Task
Copy the first line of the material below and every later line through the line containing "const arrowData = arrowX1.map((_, i)", without any other output.

════════════════════

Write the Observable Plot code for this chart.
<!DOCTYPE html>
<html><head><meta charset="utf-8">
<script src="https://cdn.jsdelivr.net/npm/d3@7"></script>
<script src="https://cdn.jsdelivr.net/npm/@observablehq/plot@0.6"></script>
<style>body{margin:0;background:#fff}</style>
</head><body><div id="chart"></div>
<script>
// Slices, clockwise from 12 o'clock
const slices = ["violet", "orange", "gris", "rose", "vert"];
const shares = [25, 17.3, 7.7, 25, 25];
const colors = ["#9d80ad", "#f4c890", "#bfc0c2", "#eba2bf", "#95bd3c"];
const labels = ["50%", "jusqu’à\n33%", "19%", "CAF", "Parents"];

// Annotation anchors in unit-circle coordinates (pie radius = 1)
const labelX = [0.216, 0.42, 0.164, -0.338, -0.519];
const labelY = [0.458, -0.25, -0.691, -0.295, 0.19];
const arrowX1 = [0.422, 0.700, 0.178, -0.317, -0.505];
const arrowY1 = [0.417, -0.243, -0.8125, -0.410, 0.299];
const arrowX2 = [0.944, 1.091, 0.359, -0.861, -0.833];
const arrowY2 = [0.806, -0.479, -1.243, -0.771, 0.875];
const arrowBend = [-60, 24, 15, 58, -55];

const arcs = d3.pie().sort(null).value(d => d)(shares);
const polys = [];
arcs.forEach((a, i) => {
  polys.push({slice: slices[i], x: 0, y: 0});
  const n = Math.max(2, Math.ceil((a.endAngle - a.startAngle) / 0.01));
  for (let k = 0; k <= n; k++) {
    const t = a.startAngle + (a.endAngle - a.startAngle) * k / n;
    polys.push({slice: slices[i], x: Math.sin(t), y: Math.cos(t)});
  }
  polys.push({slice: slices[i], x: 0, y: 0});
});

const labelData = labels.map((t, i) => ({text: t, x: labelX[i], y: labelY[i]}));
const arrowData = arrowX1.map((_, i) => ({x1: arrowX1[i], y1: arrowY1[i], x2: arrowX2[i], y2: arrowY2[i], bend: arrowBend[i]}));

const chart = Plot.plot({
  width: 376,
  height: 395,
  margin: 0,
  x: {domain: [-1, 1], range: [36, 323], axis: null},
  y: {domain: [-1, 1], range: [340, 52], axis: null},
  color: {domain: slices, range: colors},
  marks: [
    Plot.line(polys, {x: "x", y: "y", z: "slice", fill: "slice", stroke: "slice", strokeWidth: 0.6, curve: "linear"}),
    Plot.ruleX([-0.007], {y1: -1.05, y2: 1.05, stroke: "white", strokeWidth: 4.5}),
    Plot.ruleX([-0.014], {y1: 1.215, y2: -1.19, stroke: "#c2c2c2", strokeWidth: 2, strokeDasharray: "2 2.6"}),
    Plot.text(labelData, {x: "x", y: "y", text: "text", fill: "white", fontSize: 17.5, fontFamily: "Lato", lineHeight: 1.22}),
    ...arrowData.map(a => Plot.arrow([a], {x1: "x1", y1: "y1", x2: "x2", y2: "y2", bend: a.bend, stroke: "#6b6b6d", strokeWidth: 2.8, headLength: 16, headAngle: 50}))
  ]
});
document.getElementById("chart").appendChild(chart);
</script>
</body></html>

════════════════════

Problem solution
Write the Observable Plot code for this chart.
<!DOCTYPE html>
<html><head><meta charset="utf-8">
<script src="https://cdn.jsdelivr.net/npm/d3@7"></script>
<script src="https://cdn.jsdelivr.net/npm/@observablehq/plot@0.6"></script>
<style>body{margin:0;background:#fff}</style>
</head><body><div id="chart"></div>
<script>
// Slices, clockwise from 12 o'clock
const slices = ["violet", "orange", "gris", "rose", "vert"];
const shares = [25, 17.3, 7.7, 25, 25];
const colors = ["#9d80ad", "#f4c890", "#bfc0c2", "#eba2bf", "#95bd3c"];
const labels = ["50%", "jusqu’à\n33%", "19%", "CAF", "Parents"];

// Annotation anchors in unit-circle coordinates (pie radius = 1)
const labelX = [0.216, 0.42, 0.164, -0.338, -0.519];
const labelY = [0.458, -0.25, -0.691, -0.295, 0.19];
const arrowX1 = [0.422, 0.700, 0.178, -0.317, -0.505];
const arrowY1 = [0.417, -0.243, -0.8125, -0.410, 0.299];
const arrowX2 = [0.944, 1.091, 0.359, -0.861, -0.833];
const arrowY2 = [0.806, -0.479, -1.243, -0.771, 0.875];
const arrowBend = [-60, 24, 15, 58, -55];

const arcs = d3.pie().sort(null).value(d => d)(shares);
const polys = [];
arcs.forEach((a, i) => {
  polys.push({slice: slices[i], x: 0, y: 0});
  const n = Math.max(2, Math.ceil((a.endAngle - a.startAngle) / 0.01));
  for (let k = 0; k <= n; k++) {
    const t = a.startAngle + (a.endAngle - a.startAngle) * k / n;
    polys.push({slice: slices[i], x: Math.sin(t), y: Math.cos(t)});
  }
  polys.push({slice: slices[i], x: 0, y: 0});
});

const labelData = labels.map((t, i) => ({text: t, x: labelX[i], y: labelY[i]}));
const arrowData = arrowX1.map((_, i) => ({x1: arrowX1[i], y1: arrowY1[i], x2: arrowX2[i], y2: arrowY2[i], bend: arrowBend[i]}));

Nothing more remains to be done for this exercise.